The main problem with school mathematics is that there are no problems. Oh, I know what passes for problems in math classes, these insipid “exercises.” “Here is a type of problem. Here is how to solve it. Yes it will be on the test. Do exercises 1−35 odd for homework.” What a sad way to learn mathematics: to be a trained chimpanzee.
But a problem, a genuine honest-to-goodness natural human question—that’s another thing. How long is the diagonal of a cube? Do prime numbers keep going on forever? Is infinity a number? How many ways can I symmetrically tile a surface? The history of mathematics is the history of mankind’s engagement with questions like these, not the mindless regurgitation of formulas and algorithms (together with contrived exercises designed to make use of them).

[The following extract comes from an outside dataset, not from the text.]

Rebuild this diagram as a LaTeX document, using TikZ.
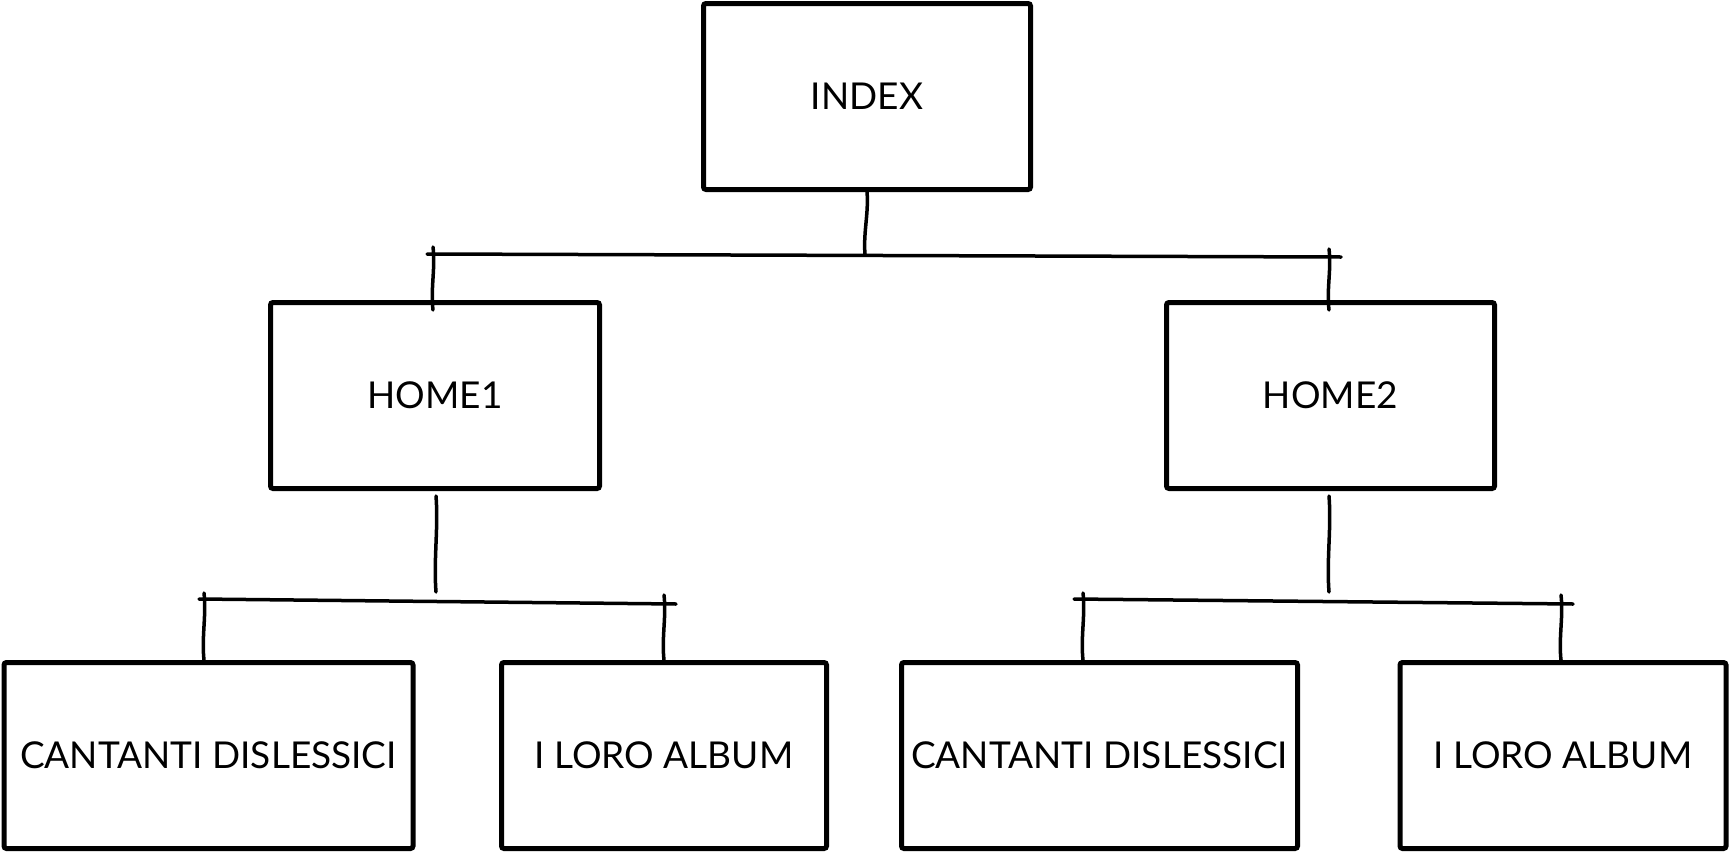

A good problem is something you don’t know how to solve. That’s what makes it a good puzzle, and a good opportunity. A good problem does not just sit there in isolation, but serves as a springboard to other interesting questions. A triangle takes up half its box. What about a pyramid inside its three-dimensional box? Can we handle this problem in a similar way?
I can understand the idea of training students to master certain techniques—I do that too. But not as an end in itself. Technique in mathematics, as in any art, should be learned in context. The great problems, their history, the creative process—that is the proper setting. Give your students a good problem, let them struggle and get frustrated. See what they come up with. Wait until they are dying for an idea, then give them some technique. But not too much. [40-2]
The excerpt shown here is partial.